Audio API
Generate text-to-speech audio from any text with natural language style control.
POST
/audio/create
Create a new text-to-speech audio generation request.
Request Body
| Parameter | Type | Required | Description |
|---|---|---|---|
text |
string | Yes | The text to convert to speech (10–100,000 characters) |
voice |
string | No | Voice to use (see options below). Default: Kore |
language |
string | No | Language code. Default: en-US |
format |
string | No | mp3, opus, or wav. Default: mp3 |
style |
string | No | Natural language style instructions (e.g. "Speak warmly"). Max 4,000 chars. |
model |
string | No | Model tier: basic, standard (default), or advanced |
webhook_url |
string | No | URL to receive completion notification |
Voice Options
30 TTS voices available.
| Voice ID | Character |
|---|---|
Kore |
Kore (Smooth) (default) |
Puck |
Puck (Bright) |
Charon |
Charon (Informative) |
Fenrir |
Fenrir (Energetic) |
Zephyr |
Zephyr (Bright) |
Aoede |
Aoede (Breezy) |
Leda |
Leda (Easy-going) |
Orus |
Orus (Smooth) |
Achernar |
Achernar (Soft) |
Achird |
Achird (Friendly) |
Algenib |
Algenib (Gravelly) |
Algieba |
Algieba (Smooth) |
Alnilam |
Alnilam (Firm) |
Autonoe |
Autonoe (Bright) |
Callirrhoe |
Callirrhoe (Easy-going) |
Despina |
Despina (Smooth) |
Enceladus |
Enceladus (Breathy) |
Erinome |
Erinome (Informative) |
Gacrux |
Gacrux (Mature) |
Iapetus |
Iapetus (Informative) |
Laomedeia |
Laomedeia (Bright) |
Pulcherrima |
Pulcherrima (Forward) |
Rasalgethi |
Rasalgethi (Informative) |
Sadachbia |
Sadachbia (Energetic) |
Sadaltager |
Sadaltager (Informative) |
Schedar |
Schedar (Even) |
Sulafat |
Sulafat (Warm) |
Umbriel |
Umbriel (Easy-going) |
Vindemiatrix |
Vindemiatrix (Gentle) |
Zubenelgenubi |
Zubenelgenubi (Casual) |
Format Notes
| Format | Notes |
|---|---|
mp3 |
Recommended. Supports all text lengths up to 100,000 characters. |
opus |
OGG Opus format. Supports all text lengths up to 100,000 characters. |
wav |
Uncompressed WAV. Supports all text lengths up to 100,000 characters. Note: large file sizes. |
Example Request
curl -X POST https://api.genrex.io/v1/audio/create \
-H "Authorization: Bearer grx_sk_your_api_key" \
-H "Content-Type: application/json" \
-d '{
"text": "Welcome to GenRex. This platform helps you generate documents, images, and audio using AI.",
"voice": "Kore",
"format": "mp3",
"style": "Speak warmly and conversationally"
}'
Example Response
{
"success": true,
"id": "a1b2c3d4-e5f6-7890-abcd-ef1234567890"
}
GET
/audio/status/{'{uuid}'}
Check audio generation status and retrieve the audio URL when completed.

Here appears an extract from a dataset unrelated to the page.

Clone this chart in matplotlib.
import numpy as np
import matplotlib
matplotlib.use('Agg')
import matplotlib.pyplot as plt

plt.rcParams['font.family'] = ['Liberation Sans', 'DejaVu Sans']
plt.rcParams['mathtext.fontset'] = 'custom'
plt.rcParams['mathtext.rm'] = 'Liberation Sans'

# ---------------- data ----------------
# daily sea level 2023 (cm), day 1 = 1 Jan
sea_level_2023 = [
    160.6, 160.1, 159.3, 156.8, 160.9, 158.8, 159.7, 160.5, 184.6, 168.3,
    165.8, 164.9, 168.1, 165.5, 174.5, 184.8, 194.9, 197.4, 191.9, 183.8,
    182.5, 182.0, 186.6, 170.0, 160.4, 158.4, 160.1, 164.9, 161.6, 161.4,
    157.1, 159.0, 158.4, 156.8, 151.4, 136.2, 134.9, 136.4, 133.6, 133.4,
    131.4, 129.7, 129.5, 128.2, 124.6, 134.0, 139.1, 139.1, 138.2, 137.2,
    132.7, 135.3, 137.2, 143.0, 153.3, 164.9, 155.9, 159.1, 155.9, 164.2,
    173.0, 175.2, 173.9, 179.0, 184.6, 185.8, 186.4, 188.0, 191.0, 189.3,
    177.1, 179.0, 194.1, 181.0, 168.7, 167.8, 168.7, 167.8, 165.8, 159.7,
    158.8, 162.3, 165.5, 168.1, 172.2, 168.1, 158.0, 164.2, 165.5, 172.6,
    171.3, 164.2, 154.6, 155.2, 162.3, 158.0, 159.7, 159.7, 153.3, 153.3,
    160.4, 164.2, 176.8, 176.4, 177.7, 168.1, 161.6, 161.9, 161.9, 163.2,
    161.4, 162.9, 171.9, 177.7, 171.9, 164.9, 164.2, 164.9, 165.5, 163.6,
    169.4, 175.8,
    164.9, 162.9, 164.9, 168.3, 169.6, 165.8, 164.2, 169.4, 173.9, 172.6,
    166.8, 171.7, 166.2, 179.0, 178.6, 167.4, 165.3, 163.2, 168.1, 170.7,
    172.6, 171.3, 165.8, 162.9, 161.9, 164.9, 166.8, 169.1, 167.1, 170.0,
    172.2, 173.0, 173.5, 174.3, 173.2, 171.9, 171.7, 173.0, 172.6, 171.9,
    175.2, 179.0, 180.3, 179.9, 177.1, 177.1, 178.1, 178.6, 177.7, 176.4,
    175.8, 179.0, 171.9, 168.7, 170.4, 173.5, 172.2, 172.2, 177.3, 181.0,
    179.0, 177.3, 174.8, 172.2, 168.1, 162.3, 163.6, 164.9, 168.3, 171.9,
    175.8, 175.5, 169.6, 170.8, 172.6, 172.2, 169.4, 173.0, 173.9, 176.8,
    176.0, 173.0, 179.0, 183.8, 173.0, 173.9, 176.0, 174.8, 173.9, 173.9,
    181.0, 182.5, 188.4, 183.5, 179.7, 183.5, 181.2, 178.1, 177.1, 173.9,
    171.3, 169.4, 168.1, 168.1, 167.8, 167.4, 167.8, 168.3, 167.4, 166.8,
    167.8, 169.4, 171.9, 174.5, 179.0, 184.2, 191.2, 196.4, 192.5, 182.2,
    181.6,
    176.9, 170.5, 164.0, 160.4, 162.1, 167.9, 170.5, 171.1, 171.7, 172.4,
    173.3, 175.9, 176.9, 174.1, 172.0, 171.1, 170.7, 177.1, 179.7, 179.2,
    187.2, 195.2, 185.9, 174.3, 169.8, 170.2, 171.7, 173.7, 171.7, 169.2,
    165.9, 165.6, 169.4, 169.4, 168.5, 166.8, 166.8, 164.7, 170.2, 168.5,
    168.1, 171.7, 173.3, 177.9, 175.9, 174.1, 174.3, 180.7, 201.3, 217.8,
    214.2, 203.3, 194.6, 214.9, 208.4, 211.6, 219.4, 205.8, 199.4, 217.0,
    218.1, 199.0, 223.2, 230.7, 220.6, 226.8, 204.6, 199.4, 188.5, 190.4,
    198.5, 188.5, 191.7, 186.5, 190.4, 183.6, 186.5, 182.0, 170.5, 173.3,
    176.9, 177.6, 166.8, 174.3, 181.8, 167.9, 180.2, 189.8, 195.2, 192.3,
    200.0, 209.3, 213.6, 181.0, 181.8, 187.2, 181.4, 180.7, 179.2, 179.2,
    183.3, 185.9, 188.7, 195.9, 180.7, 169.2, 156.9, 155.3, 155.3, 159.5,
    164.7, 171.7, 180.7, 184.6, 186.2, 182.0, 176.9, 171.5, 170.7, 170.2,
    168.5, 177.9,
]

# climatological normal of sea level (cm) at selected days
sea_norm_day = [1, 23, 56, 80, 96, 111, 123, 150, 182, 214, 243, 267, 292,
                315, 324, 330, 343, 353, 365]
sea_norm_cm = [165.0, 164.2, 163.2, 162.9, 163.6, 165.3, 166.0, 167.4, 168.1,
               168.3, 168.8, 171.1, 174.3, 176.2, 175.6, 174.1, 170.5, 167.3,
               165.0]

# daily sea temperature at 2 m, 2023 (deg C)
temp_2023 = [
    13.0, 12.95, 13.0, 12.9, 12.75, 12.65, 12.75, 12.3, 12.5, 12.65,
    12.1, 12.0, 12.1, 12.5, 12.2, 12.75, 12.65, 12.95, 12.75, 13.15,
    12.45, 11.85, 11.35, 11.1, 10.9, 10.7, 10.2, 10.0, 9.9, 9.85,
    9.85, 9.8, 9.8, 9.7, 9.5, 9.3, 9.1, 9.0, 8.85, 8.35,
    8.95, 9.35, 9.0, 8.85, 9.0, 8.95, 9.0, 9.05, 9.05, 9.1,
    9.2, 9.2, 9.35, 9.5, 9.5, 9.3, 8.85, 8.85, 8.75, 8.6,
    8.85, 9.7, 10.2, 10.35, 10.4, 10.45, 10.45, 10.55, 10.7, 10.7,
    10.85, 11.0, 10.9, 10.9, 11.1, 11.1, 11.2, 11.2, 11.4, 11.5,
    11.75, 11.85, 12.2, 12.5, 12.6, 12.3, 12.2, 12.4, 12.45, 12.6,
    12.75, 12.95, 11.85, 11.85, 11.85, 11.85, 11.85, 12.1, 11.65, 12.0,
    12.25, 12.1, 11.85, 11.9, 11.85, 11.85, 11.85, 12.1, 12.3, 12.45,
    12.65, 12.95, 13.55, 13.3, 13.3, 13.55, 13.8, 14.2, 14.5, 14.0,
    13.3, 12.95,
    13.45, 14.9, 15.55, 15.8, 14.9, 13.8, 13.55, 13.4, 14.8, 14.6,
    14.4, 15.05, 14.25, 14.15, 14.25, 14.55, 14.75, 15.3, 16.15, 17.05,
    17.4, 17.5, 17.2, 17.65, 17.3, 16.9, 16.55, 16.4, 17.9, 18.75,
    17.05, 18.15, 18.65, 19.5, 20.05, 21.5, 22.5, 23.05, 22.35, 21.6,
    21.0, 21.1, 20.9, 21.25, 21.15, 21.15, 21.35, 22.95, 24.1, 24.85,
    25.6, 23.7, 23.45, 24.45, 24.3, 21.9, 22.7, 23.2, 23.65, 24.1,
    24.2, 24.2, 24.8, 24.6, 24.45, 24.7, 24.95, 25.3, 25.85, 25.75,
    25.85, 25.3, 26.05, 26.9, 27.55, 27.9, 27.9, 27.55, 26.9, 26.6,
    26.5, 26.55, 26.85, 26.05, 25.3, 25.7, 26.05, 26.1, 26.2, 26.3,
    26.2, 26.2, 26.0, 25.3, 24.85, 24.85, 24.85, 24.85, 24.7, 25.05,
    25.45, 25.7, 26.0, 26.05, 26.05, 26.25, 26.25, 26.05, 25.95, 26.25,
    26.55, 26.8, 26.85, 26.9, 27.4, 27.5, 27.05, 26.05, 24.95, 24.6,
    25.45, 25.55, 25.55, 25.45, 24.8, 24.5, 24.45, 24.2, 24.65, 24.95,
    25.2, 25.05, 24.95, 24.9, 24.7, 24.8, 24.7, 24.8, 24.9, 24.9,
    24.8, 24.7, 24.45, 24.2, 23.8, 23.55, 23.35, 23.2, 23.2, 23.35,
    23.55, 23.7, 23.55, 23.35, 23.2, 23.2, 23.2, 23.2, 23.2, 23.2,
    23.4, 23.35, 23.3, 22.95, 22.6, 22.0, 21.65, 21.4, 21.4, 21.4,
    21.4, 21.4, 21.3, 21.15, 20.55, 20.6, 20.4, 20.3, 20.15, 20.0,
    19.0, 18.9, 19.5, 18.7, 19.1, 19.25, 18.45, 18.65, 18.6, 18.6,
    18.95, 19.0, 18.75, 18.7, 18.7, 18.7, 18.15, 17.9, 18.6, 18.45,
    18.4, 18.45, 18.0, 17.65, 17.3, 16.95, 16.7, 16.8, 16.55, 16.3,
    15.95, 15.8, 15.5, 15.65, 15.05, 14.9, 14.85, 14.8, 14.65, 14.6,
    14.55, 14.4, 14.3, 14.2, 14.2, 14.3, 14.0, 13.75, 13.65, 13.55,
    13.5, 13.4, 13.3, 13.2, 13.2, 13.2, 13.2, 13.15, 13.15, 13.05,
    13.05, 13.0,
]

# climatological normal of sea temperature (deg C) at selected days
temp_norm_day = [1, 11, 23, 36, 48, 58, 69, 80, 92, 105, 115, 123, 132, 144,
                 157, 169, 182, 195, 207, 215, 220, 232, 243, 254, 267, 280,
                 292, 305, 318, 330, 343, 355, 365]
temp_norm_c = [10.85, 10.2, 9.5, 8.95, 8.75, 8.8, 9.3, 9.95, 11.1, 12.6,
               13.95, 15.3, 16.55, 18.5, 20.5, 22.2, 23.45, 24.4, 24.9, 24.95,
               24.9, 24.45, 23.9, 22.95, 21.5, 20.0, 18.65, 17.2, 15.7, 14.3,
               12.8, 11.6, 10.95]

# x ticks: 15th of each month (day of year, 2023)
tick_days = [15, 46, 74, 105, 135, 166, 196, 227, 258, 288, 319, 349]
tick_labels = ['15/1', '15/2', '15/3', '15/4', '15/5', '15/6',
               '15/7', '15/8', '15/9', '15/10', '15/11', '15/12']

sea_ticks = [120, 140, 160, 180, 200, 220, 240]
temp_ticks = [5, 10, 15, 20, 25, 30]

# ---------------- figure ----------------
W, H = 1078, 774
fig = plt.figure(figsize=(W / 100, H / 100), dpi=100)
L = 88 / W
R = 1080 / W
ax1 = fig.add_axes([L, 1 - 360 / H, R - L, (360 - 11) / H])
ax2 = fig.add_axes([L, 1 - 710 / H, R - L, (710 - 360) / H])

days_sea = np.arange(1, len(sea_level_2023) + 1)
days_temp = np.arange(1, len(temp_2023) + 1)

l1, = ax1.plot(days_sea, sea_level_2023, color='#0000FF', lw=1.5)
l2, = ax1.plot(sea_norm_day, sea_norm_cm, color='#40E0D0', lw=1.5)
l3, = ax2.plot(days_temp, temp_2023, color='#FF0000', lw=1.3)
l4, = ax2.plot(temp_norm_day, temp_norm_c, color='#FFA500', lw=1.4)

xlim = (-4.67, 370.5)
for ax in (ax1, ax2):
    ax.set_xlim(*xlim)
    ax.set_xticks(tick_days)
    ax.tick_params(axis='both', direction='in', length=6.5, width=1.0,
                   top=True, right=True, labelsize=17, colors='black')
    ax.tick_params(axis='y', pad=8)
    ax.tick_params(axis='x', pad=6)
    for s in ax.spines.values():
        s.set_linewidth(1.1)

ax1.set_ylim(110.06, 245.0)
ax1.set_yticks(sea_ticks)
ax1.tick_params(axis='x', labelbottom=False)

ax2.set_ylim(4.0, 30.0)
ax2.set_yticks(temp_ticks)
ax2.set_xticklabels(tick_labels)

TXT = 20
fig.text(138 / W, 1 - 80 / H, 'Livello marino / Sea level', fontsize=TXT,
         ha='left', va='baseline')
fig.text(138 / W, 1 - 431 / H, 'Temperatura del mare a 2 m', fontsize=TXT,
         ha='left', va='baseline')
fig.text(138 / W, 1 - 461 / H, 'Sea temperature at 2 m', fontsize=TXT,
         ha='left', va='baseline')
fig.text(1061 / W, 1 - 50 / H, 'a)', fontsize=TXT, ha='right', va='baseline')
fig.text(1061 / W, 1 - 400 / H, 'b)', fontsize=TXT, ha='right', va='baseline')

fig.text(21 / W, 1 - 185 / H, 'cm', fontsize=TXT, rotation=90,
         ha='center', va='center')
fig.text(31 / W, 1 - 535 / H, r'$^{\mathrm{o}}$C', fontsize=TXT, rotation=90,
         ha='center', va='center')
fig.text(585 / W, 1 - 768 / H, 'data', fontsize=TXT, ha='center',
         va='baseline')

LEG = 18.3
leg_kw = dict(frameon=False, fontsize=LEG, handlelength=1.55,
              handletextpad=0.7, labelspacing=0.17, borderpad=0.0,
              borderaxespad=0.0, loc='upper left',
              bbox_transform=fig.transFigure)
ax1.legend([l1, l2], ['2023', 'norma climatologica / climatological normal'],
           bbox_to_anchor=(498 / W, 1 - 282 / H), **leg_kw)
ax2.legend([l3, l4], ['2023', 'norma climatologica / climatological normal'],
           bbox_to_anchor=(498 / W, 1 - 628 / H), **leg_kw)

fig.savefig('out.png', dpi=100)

Example Response (Completed)
{
"success": true,
"id": "a1b2c3d4-e5f6-7890-abcd-ef1234567890",
"status": "completed",
"data": {
"url": "https://genrex.io/audio/42/1708300800_f3a1b2c3.mp3",
"duration": "1 min 12 sec",
"character_count": 892,
"format": "mp3"
}
}
Audio in Documents
You can also generate audio narration as part of the document pipeline by setting audio.enabled to true when creating a document.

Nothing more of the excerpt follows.